Extract the complete listing and output it unchanged.
* start DATA LINES *
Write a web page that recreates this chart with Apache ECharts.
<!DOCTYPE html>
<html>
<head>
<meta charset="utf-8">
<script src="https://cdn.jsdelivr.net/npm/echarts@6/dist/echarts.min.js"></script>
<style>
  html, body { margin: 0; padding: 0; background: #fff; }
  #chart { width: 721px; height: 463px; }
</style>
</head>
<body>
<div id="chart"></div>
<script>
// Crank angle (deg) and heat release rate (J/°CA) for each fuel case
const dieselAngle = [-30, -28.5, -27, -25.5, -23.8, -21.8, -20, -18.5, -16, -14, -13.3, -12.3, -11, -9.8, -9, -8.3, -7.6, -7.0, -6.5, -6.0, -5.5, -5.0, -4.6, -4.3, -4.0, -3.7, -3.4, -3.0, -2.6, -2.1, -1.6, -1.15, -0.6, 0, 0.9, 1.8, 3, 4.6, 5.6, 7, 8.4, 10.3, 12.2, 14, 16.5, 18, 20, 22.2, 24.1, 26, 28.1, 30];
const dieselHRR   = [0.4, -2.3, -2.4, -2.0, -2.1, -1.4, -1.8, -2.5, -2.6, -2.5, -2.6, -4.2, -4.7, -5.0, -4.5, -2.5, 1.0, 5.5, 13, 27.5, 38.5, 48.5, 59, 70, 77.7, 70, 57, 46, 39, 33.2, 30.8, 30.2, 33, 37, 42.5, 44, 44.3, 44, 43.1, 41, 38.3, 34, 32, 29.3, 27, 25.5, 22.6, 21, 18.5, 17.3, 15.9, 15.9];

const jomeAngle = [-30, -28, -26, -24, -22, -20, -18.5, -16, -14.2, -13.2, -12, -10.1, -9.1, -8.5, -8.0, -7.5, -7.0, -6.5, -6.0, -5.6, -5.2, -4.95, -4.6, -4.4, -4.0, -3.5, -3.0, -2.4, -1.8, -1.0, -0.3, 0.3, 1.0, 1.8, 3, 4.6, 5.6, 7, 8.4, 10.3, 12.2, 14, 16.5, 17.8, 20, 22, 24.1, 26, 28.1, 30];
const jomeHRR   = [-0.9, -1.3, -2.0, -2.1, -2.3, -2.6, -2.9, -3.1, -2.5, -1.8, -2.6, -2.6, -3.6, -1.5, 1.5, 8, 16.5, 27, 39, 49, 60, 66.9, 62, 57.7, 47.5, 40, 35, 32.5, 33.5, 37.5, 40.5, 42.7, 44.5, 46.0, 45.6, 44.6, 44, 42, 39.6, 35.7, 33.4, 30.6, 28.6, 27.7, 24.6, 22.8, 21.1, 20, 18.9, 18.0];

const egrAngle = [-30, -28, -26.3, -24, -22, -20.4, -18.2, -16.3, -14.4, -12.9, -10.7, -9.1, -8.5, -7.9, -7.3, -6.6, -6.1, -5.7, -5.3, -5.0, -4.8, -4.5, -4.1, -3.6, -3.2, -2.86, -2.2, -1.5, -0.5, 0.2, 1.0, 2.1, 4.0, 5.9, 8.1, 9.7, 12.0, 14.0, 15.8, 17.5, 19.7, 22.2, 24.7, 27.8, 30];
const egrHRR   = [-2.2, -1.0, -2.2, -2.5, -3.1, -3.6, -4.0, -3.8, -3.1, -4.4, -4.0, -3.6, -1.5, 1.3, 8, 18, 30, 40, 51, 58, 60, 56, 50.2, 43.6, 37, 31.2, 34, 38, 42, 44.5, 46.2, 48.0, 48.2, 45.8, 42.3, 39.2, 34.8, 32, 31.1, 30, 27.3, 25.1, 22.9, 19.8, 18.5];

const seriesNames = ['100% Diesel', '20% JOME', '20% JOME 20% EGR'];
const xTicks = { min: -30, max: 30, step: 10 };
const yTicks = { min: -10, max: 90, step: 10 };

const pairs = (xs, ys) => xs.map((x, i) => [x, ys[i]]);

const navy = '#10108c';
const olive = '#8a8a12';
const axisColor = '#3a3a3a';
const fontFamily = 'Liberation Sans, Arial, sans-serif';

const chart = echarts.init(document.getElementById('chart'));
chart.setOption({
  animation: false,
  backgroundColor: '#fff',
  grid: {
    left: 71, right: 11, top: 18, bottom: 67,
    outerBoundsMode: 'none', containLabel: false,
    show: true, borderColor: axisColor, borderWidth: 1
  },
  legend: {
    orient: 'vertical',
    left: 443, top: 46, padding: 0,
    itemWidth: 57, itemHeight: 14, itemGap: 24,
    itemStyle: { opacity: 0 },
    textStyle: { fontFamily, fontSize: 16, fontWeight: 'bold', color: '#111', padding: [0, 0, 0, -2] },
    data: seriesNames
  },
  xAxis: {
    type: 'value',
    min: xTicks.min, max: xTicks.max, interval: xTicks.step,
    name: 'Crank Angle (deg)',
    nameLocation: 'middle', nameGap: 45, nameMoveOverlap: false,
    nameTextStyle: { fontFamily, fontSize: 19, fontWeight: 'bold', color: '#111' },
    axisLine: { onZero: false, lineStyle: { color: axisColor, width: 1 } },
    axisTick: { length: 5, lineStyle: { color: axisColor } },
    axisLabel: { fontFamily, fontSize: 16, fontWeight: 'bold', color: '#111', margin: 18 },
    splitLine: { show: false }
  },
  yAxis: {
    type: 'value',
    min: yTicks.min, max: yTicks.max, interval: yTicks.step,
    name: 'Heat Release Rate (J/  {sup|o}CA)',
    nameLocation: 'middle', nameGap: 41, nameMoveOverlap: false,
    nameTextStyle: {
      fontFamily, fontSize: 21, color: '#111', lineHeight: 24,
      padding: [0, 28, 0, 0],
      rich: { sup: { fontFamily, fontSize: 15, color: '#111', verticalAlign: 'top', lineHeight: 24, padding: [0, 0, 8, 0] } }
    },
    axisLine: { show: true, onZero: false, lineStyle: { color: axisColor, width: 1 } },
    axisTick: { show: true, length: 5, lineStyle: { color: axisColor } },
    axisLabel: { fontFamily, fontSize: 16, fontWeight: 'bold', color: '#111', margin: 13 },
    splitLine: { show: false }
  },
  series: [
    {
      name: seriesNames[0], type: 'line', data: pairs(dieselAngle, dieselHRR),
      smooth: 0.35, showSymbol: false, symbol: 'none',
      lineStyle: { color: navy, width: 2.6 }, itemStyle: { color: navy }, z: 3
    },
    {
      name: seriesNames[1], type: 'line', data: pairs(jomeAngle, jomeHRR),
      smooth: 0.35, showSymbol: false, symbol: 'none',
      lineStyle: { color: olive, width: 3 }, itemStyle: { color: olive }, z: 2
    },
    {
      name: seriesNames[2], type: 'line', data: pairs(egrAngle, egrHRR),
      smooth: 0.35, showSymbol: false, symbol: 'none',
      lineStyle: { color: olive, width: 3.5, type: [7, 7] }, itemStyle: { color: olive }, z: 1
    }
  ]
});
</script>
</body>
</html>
* end DATA LINES *
= REPLY TO THE TASK =
Write a web page that recreates this chart with Apache ECharts.
<!DOCTYPE html>
<html>
<head>
<meta charset="utf-8">
<script src="https://cdn.jsdelivr.net/npm/echarts@6/dist/echarts.min.js"></script>
<style>
  html, body { margin: 0; padding: 0; background: #fff; }
  #chart { width: 721px; height: 463px; }
</style>
</head>
<body>
<div id="chart"></div>
<script>
// Crank angle (deg) and heat release rate (J/°CA) for each fuel case
const dieselAngle = [-30, -28.5, -27, -25.5, -23.8, -21.8, -20, -18.5, -16, -14, -13.3, -12.3, -11, -9.8, -9, -8.3, -7.6, -7.0, -6.5, -6.0, -5.5, -5.0, -4.6, -4.3, -4.0, -3.7, -3.4, -3.0, -2.6, -2.1, -1.6, -1.15, -0.6, 0, 0.9, 1.8, 3, 4.6, 5.6, 7, 8.4, 10.3, 12.2, 14, 16.5, 18, 20, 22.2, 24.1, 26, 28.1, 30];
const dieselHRR   = [0.4, -2.3, -2.4, -2.0, -2.1, -1.4, -1.8, -2.5, -2.6, -2.5, -2.6, -4.2, -4.7, -5.0, -4.5, -2.5, 1.0, 5.5, 13, 27.5, 38.5, 48.5, 59, 70, 77.7, 70, 57, 46, 39, 33.2, 30.8, 30.2, 33, 37, 42.5, 44, 44.3, 44, 43.1, 41, 38.3, 34, 32, 29.3, 27, 25.5, 22.6, 21, 18.5, 17.3, 15.9, 15.9];

const jomeAngle = [-30, -28, -26, -24, -22, -20, -18.5, -16, -14.2, -13.2, -12, -10.1, -9.1, -8.5, -8.0, -7.5, -7.0, -6.5, -6.0, -5.6, -5.2, -4.95, -4.6, -4.4, -4.0, -3.5, -3.0, -2.4, -1.8, -1.0, -0.3, 0.3, 1.0, 1.8, 3, 4.6, 5.6, 7, 8.4, 10.3, 12.2, 14, 16.5, 17.8, 20, 22, 24.1, 26, 28.1, 30];
const jomeHRR   = [-0.9, -1.3, -2.0, -2.1, -2.3, -2.6, -2.9, -3.1, -2.5, -1.8, -2.6, -2.6, -3.6, -1.5, 1.5, 8, 16.5, 27, 39, 49, 60, 66.9, 62, 57.7, 47.5, 40, 35, 32.5, 33.5, 37.5, 40.5, 42.7, 44.5, 46.0, 45.6, 44.6, 44, 42, 39.6, 35.7, 33.4, 30.6, 28.6, 27.7, 24.6, 22.8, 21.1, 20, 18.9, 18.0];

const egrAngle = [-30, -28, -26.3, -24, -22, -20.4, -18.2, -16.3, -14.4, -12.9, -10.7, -9.1, -8.5, -7.9, -7.3, -6.6, -6.1, -5.7, -5.3, -5.0, -4.8, -4.5, -4.1, -3.6, -3.2, -2.86, -2.2, -1.5, -0.5, 0.2, 1.0, 2.1, 4.0, 5.9, 8.1, 9.7, 12.0, 14.0, 15.8, 17.5, 19.7, 22.2, 24.7, 27.8, 30];
const egrHRR   = [-2.2, -1.0, -2.2, -2.5, -3.1, -3.6, -4.0, -3.8, -3.1, -4.4, -4.0, -3.6, -1.5, 1.3, 8, 18, 30, 40, 51, 58, 60, 56, 50.2, 43.6, 37, 31.2, 34, 38, 42, 44.5, 46.2, 48.0, 48.2, 45.8, 42.3, 39.2, 34.8, 32, 31.1, 30, 27.3, 25.1, 22.9, 19.8, 18.5];

const seriesNames = ['100% Diesel', '20% JOME', '20% JOME 20% EGR'];
const xTicks = { min: -30, max: 30, step: 10 };
const yTicks = { min: -10, max: 90, step: 10 };

const pairs = (xs, ys) => xs.map((x, i) => [x, ys[i]]);

const navy = '#10108c';
const olive = '#8a8a12';
const axisColor = '#3a3a3a';
const fontFamily = 'Liberation Sans, Arial, sans-serif';

const chart = echarts.init(document.getElementById('chart'));
chart.setOption({
  animation: false,
  backgroundColor: '#fff',
  grid: {
    left: 71, right: 11, top: 18, bottom: 67,
    outerBoundsMode: 'none', containLabel: false,
    show: true, borderColor: axisColor, borderWidth: 1
  },
  legend: {
    orient: 'vertical',
    left: 443, top: 46, padding: 0,
    itemWidth: 57, itemHeight: 14, itemGap: 24,
    itemStyle: { opacity: 0 },
    textStyle: { fontFamily, fontSize: 16, fontWeight: 'bold', color: '#111', padding: [0, 0, 0, -2] },
    data: seriesNames
  },
  xAxis: {
    type: 'value',
    min: xTicks.min, max: xTicks.max, interval: xTicks.step,
    name: 'Crank Angle (deg)',
    nameLocation: 'middle', nameGap: 45, nameMoveOverlap: false,
    nameTextStyle: { fontFamily, fontSize: 19, fontWeight: 'bold', color: '#111' },
    axisLine: { onZero: false, lineStyle: { color: axisColor, width: 1 } },
    axisTick: { length: 5, lineStyle: { color: axisColor } },
    axisLabel: { fontFamily, fontSize: 16, fontWeight: 'bold', color: '#111', margin: 18 },
    splitLine: { show: false }
  },
  yAxis: {
    type: 'value',
    min: yTicks.min, max: yTicks.max, interval: yTicks.step,
    name: 'Heat Release Rate (J/  {sup|o}CA)',
    nameLocation: 'middle', nameGap: 41, nameMoveOverlap: false,
    nameTextStyle: {
      fontFamily, fontSize: 21, color: '#111', lineHeight: 24,
      padding: [0, 28, 0, 0],
      rich: { sup: { fontFamily, fontSize: 15, color: '#111', verticalAlign: 'top', lineHeight: 24, padding: [0, 0, 8, 0] } }
    },
    axisLine: { show: true, onZero: false, lineStyle: { color: axisColor, width: 1 } },
    axisTick: { show: true, length: 5, lineStyle: { color: axisColor } },
    axisLabel: { fontFamily, fontSize: 16, fontWeight: 'bold', color: '#111', margin: 13 },
    splitLine: { show: false }
  },
  series: [
    {
      name: seriesNames[0], type: 'line', data: pairs(dieselAngle, dieselHRR),
      smooth: 0.35, showSymbol: false, symbol: 'none',
      lineStyle: { color: navy, width: 2.6 }, itemStyle: { color: navy }, z: 3
    },
    {
      name: seriesNames[1], type: 'line', data: pairs(jomeAngle, jomeHRR),
      smooth: 0.35, showSymbol: false, symbol: 'none',
      lineStyle: { color: olive, width: 3 }, itemStyle: { color: olive }, z: 2
    },
    {
      name: seriesNames[2], type: 'line', data: pairs(egrAngle, egrHRR),
      smooth: 0.35, showSymbol: false, symbol: 'none',
      lineStyle: { color: olive, width: 3.5, type: [7, 7] }, itemStyle: { color: olive }, z: 1
    }
  ]
});
</script>
</body>
</html>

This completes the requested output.